La cour administrative d’appel de Marseille, par une décision du 20 décembre 2024, traite du contentieux indemnitaire lié au harcèlement moral d’un agent public. Un agent contractuel, recruté comme juriste par une collectivité locale, demandait réparation des préjudices nés du non-renouvellement de son contrat et d’une dégradation de ses conditions de travail. Le tribunal administratif de Toulon ayant rejeté sa demande, l’agent a interjeté appel en invoquant l’irrégularité du jugement et l’existence d’agissements répétés constitutifs de harcèlement. La juridiction d’appel devait alors se prononcer sur l’admissibilité de preuves obtenues clandestinement et sur la réalité du harcèlement invoqué par l’agent. Le juge administratif annule le premier jugement pour vice de procédure mais rejette les conclusions indemnitaires après avoir analysé les faits au fond. L’analyse portera d’abord sur la régularité de la procédure et l’admissibilité des preuves, avant d’examiner le bien-fondé de la qualification de harcèlement moral.
I. La recevabilité des preuves et la régularité de la procédure contentieuse
A. L’annulation du jugement pour méconnaissance du principe du contradictoire Le juge d’appel censure d’abord le jugement de première instance en raison d’un défaut de communication d’un mémoire produit peu avant la clôture de l’instruction. Cette pièce contenait des éléments nouveaux, notamment des enregistrements audio, que les premiers juges ont visés sans toutefois les analyser ou les communiquer à la défense. Selon la cour, « le jugement a été rendu à la suite d’une procédure irrégulière » car ces éléments étaient susceptibles d’exercer une influence sur la solution du litige. Le respect du contradictoire impose effectivement que chaque partie puisse discuter l’ensemble des pièces versées au dossier avant que la décision ne soit rendue.
B. L’admission prétorienne des enregistrements sonores réalisés à l’insu des tiers La décision apporte une précision majeure concernant les modes de preuve en admettant que « les enregistrements audio produits par la requérante peuvent […] être régulièrement pris en compte par le juge ». Cette admissibilité demeure valable même si les propos ont été captés clandestinement, sous réserve d’éventuelles poursuites disciplinaires ou pénales à l’encontre de l’agent.

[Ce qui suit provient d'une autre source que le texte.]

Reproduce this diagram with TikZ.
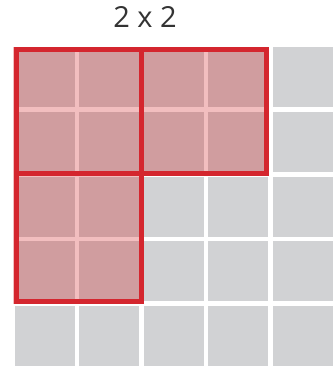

Le juge administratif confirme ainsi une approche pragmatique de la preuve, privilégiant la recherche de la vérité matérielle sur la loyauté de l’obtention des pièces. Cette souplesse probatoire précède logiquement l’étude des éléments matériels soumis à l’appréciation souveraine des juges du fond.
II. L’appréciation souveraine de l’absence de harcèlement moral et l’intérêt du service
A. La mise en œuvre de la charge de la preuve partagée entre les parties Le juge rappelle la méthodologie classique selon laquelle l’agent doit soumettre des faits laissant présumer un harcèlement, l’administration devant ensuite démontrer qu’ils sont justifiés. En l’espèce, l’agent invoquait le retrait de certaines responsabilités, des difficultés matérielles de communication et un isolement géographique dans un bâtiment annexe de la collectivité. La cour estime cependant que ces éléments, pris isolément ou cumulativement, ne permettent pas de « faire présumer l’existence d’agissements de harcèlement moral » dont l’agent aurait été victime. La conviction du magistrat se forge au terme d’un échange contradictoire où chaque grief est confronté aux justifications apportées par l’autorité administrative.
B. La primauté de la réorganisation administrative sur les allégations de l’agent La cour juge que le non-renouvellement du contrat s’explique par le maintien en poste d’un titulaire, constituant ainsi une décision prise uniquement « dans l’intérêt du service ». Les changements de missions et de fiches de poste résultaient d’une volonté municipale de réorganisation globale plutôt que d’une intention malveillante ou d’une sanction déguisée. Le juge note également que la commune a pris les mesures nécessaires pour protéger l’agent face au comportement fautif d’un collègue déjà sanctionné disciplinairement. L’absence de volonté de nuire écarte définitivement toute responsabilité de la personne publique, malgré le sentiment de dégradation ressenti subjectivement par l’agent contractuel.